EXERCISE: Skip the pictures. Set down, word for word, the lines from the start of the material up to and including the line with "['40', '50', '60', '70', '80', '90', '100'];".

GIVEN MATERIAL:
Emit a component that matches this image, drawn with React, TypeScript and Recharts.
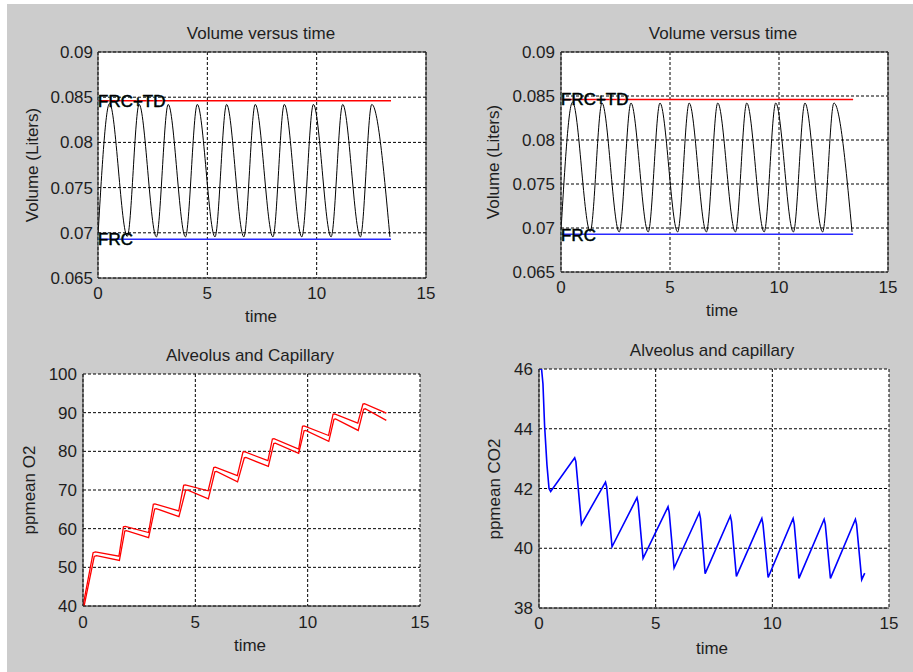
import React from 'react';
import { LineChart, Line, XAxis, YAxis, CartesianGrid, ReferenceLine } from 'recharts';

// ---------- data ----------
const xTicks = [0, 5, 10, 15];
const xTickLabels = ['0', '5', '10', '15'];

const volTicks = [0.065, 0.07, 0.075, 0.08, 0.085, 0.09];
const volTickLabels = ['0.065', '0.07', '0.075', '0.08', '0.085', '0.09'];

const o2Ticks = [40, 50, 60, 70, 80, 90, 100];
const o2TickLabels = ['40', '50', '60', '70', '80', '90', '100'];

const co2Ticks = [38, 40, 42, 44, 46];
const co2TickLabels = ['38', '40', '42', '44', '46'];

// Volume versus time (extrema)
const volTime = [0, 0.53, 1.34, 1.88, 2.67, 3.21, 4.0, 4.54, 5.35, 5.88, 6.67, 7.19, 8.0, 8.52, 9.32, 9.85, 10.66, 11.19, 12.0, 12.52, 13.35];
const volValue = [0.0697, 0.0843, 0.0696, 0.0842, 0.06955, 0.0842, 0.06955, 0.0842, 0.06955, 0.0842, 0.06955, 0.0842, 0.06955, 0.0842, 0.06955, 0.0842, 0.06955, 0.0842, 0.06955, 0.0842, 0.06955];

const frcTime = [0, 13.4];
const frcTdValue = [0.0846, 0.0846];
const frcValue = [0.0693, 0.0693];

// O2: alveolus (upper) and capillary (lower)
const o2AlvTime = [0, 0.45, 0.55, 1.6, 1.8, 1.88, 2.92, 3.13, 3.2, 4.26, 4.48, 4.55, 5.57, 5.82, 5.89, 6.87, 7.12, 7.19, 8.23, 8.43, 8.5, 9.6, 9.77, 9.84, 10.93, 11.13, 11.2, 12.23, 12.46, 12.53, 13.5];
const o2AlvValue = [40, 53.8, 54.0, 52.9, 60.5, 60.6, 59.0, 66.3, 66.4, 64.6, 71.2, 71.3, 69.8, 75.8, 75.9, 73.7, 79.8, 79.9, 77.6, 83.2, 83.3, 80.6, 86.5, 86.6, 84.1, 89.6, 89.7, 87.3, 92.2, 92.3, 89.9];

const o2CapTime = [0.05, 0.5, 0.6, 1.62, 1.86, 1.93, 2.92, 3.19, 3.26, 4.27, 4.57, 4.64, 5.58, 5.87, 5.94, 6.88, 7.18, 7.25, 8.25, 8.49, 8.56, 9.6, 9.84, 9.91, 10.94, 11.17, 11.24, 12.25, 12.49, 12.56, 13.5];
const o2CapValue = [40, 52.8, 53.0, 51.8, 59.4, 59.5, 57.7, 65.1, 65.2, 63.1, 69.9, 70.0, 67.7, 74.7, 74.8, 72.1, 78.3, 78.4, 76.1, 82.0, 82.1, 79.5, 85.3, 85.4, 82.6, 88.3, 88.4, 85.4, 90.9, 91.0, 88.0];

// CO2
const co2Time = [0, 0.11, 0.17, 0.24, 0.34, 0.43, 0.5, 1.53, 1.58, 1.82, 2.85, 2.9, 3.13, 4.2, 4.25, 4.46, 5.53, 5.58, 5.79, 6.87, 6.92, 7.12, 8.2, 8.25, 8.46, 9.55, 9.6, 9.82, 10.89, 10.94, 11.14, 12.22, 12.27, 12.49, 13.56, 13.61, 13.83, 13.96];
const co2Value = [46, 46, 45.5, 44.1, 42.8, 42.0, 41.9, 43.03, 42.9, 40.8, 42.21, 42.05, 40.05, 41.69, 41.5, 39.66, 41.39, 41.2, 39.34, 41.19, 41.0, 39.15, 41.08, 40.9, 39.06, 41.0, 40.8, 39.02, 41.0, 40.8, 38.99, 40.97, 40.8, 38.99, 40.97, 40.8, 38.95, 39.17];

// ---------- helpers ----------
type Pt = { t: number; v: number };
const zip = (ts: number[], vs: number[]): Pt[] => ts.map((t, i) => ({ t, v: vs[i] }));

const FONT = '"Liberation Sans", Arial, Helvetica, sans-serif';
const TEXT = '#1e1e1e';
const AXIS = '#262626';

const ML = 80;
const MT = 10;
const MR = 20;
const XH = 45;

interface Series {
  data: Pt[];
  color: string;
  width: number;
  type: 'monotone' | 'linear';
}

interface PanelProps {
  left: number;
  top: number;
  w: number;
  h: number;
  yDomain: [number, number];
  yTicks: number[];
  yTickLabels: string[];
  series: Series[];
  box: boolean;
  xTickMargin: number;
  yTickMargin: number;
}

function Panel(p: PanelProps) {
  const fmtY = (v: number) => {
    const i = p.yTicks.findIndex((t) => Math.abs(t - v) < 1e-9);
    return i >= 0 ? p.yTickLabels[i] : String(v);
  };
  const fmtX = (v: number) => {
    const i = xTicks.findIndex((t) => Math.abs(t - v) < 1e-9);
    return i >= 0 ? xTickLabels[i] : String(v);
  };
  const tickStyle = { fontSize: 17, fill: TEXT, fontFamily: FONT };
  return (
    <div style={{ position: 'absolute', left: p.left - ML, top: p.top - MT }}>
      <LineChart
        width={p.w + ML + MR}
        height={p.h + MT + XH}
        margin={{ top: MT, right: MR, left: 0, bottom: 0 }}
      >
        <CartesianGrid stroke="#000" strokeDasharray="3 2" fill="#ffffff" />
        <XAxis
          type="number"
          dataKey="t"
          domain={[0, 15]}
          ticks={xTicks}
          tickFormatter={fmtX}
          allowDataOverflow
          height={XH}
          tickSize={0}
          tickLine={false}
          tickMargin={p.xTickMargin}
          axisLine={{ stroke: AXIS, strokeWidth: 1 }}
          tick={tickStyle}
          interval={0}
        />
        <YAxis
          type="number"
          domain={p.yDomain}
          ticks={p.yTicks}
          tickFormatter={fmtY}
          allowDataOverflow
          width={ML}
          tickSize={0}
          tickLine={false}
          tickMargin={p.yTickMargin}
          axisLine={{ stroke: AXIS, strokeWidth: 1 }}
          tick={tickStyle}
          interval={0}
        />
        {p.series.map((s, i) => (
          <Line
            key={i}
            data={s.data}
            dataKey="v"
            type={s.type}
            stroke={s.color}
            strokeWidth={s.width}
            dot={false}
            activeDot={false}
            isAnimationActive={false}
          />
        ))}
        {p.box && <ReferenceLine y={p.yDomain[1]} stroke={AXIS} strokeWidth={1} />}
        {p.box && <ReferenceLine x={15} stroke={AXIS} strokeWidth={1} />}
      </LineChart>
    </div>
  );
}

function Txt(props: { x: number; y: number; text: string; rotate?: boolean; size?: number }) {
  return (
    <div
      style={{
        position: 'absolute',
        left: props.x,
        top: props.y,
        transform: `translate(-50%, -50%)${props.rotate ? ' rotate(-90deg)' : ''}`,
        fontFamily: FONT,
        fontSize: props.size ?? 17,
        lineHeight: 1,
        color: TEXT,
        whiteSpace: 'nowrap',
      }}
    >
      {props.text}
    </div>
  );
}

function Tag(props: { x: number; y: number; text: string }) {
  return (
    <div
      style={{
        position: 'absolute',
        left: props.x,
        top: props.y,
        transform: 'translate(0, -50%)',
        fontFamily: FONT,
        fontSize: 17,
        lineHeight: 1,
        color: '#000',
        whiteSpace: 'nowrap',
        WebkitTextStroke: '0.4px #000',
        textShadow: '-0.7px 0 0 rgba(0,200,220,0.6)',
      }}
    >
      {props.text}
    </div>
  );
}

export default function App() {
  const volSeries: Series[] = [
    { data: zip(volTime, volValue), color: '#000000', width: 1, type: 'monotone' },
    { data: zip(frcTime, frcTdValue), color: '#ff0000', width: 1.5, type: 'linear' },
    { data: zip(frcTime, frcValue), color: '#2a2aff', width: 1.5, type: 'linear' },
  ];
  const o2Series: Series[] = [
    { data: zip(o2AlvTime, o2AlvValue), color: '#ff0000', width: 1.3, type: 'linear' },
    { data: zip(o2CapTime, o2CapValue), color: '#ff0000', width: 1.3, type: 'linear' },
  ];
  const co2Series: Series[] = [
    { data: zip(co2Time, co2Value), color: '#0000ff', width: 1.6, type: 'linear' },
  ];

  return (
    <div style={{ position: 'absolute', left: 0, top: 0, width: 913, height: 672, background: '#ffffff', overflow: 'hidden' }}>
      <div style={{ position: 'absolute', left: 7, top: 4, width: 906, height: 668, background: '#cccccc' }} />

      <Panel left={98} top={52} w={328} h={226} yDomain={[0.065, 0.09]} yTicks={volTicks} yTickLabels={volTickLabels}
        series={volSeries} box xTickMargin={9} yTickMargin={5} />
      <Panel left={561} top={52} w={327} h={220} yDomain={[0.065, 0.09]} yTicks={volTicks} yTickLabels={volTickLabels}
        series={volSeries} box xTickMargin={9} yTickMargin={6} />
      <Panel left={83} top={374} w={337} h={232} yDomain={[40, 100]} yTicks={o2Ticks} yTickLabels={o2TickLabels}
        series={o2Series} box={false} xTickMargin={10} yTickMargin={6} />
      <Panel left={539} top={369} w={350} h={239} yDomain={[38, 46]} yTicks={co2Ticks} yTickLabels={co2TickLabels}
        series={co2Series} box={false} xTickMargin={9} yTickMargin={6} />

      <Txt x={261} y={33} text="Volume versus time" />
      <Txt x={261} y={316} text="time" />
      <Txt x={32} y={165} text="Volume (Liters)" rotate />
      <Tag x={98} y={101} text="FRC+TD" />
      <Tag x={98} y={239} text="FRC" />

      <Txt x={723} y={33} text="Volume versus time" />
      <Txt x={722} y={310} text="time" />
      <Txt x={493} y={162} text="Volume (Liters)" rotate />
      <Tag x={561} y={99} text="FRC+TD" />
      <Tag x={561} y={235} text="FRC" />

      <Txt x={250} y={355} text="Alveolus and Capillary" />
      <Txt x={250} y={645} text="time" />
      <Txt x={29} y={490} text="ppmean O2" rotate />

      <Txt x={712} y={350} text="Alveolus and capillary" />
      <Txt x={712} y={648} text="time" />
      <Txt x={494} y={489} text="ppmean CO2" rotate />
    </div>
  );
}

OUTPUT OF THE EXERCISE:
Emit a component that matches this image, drawn with React, TypeScript and Recharts.
import React from 'react';
import { LineChart, Line, XAxis, YAxis, CartesianGrid, ReferenceLine } from 'recharts';

// ---------- data ----------
const xTicks = [0, 5, 10, 15];
const xTickLabels = ['0', '5', '10', '15'];

const volTicks = [0.065, 0.07, 0.075, 0.08, 0.085, 0.09];
const volTickLabels = ['0.065', '0.07', '0.075', '0.08', '0.085', '0.09'];

const o2Ticks = [40, 50, 60, 70, 80, 90, 100];
const o2TickLabels = ['40', '50', '60', '70', '80', '90', '100'];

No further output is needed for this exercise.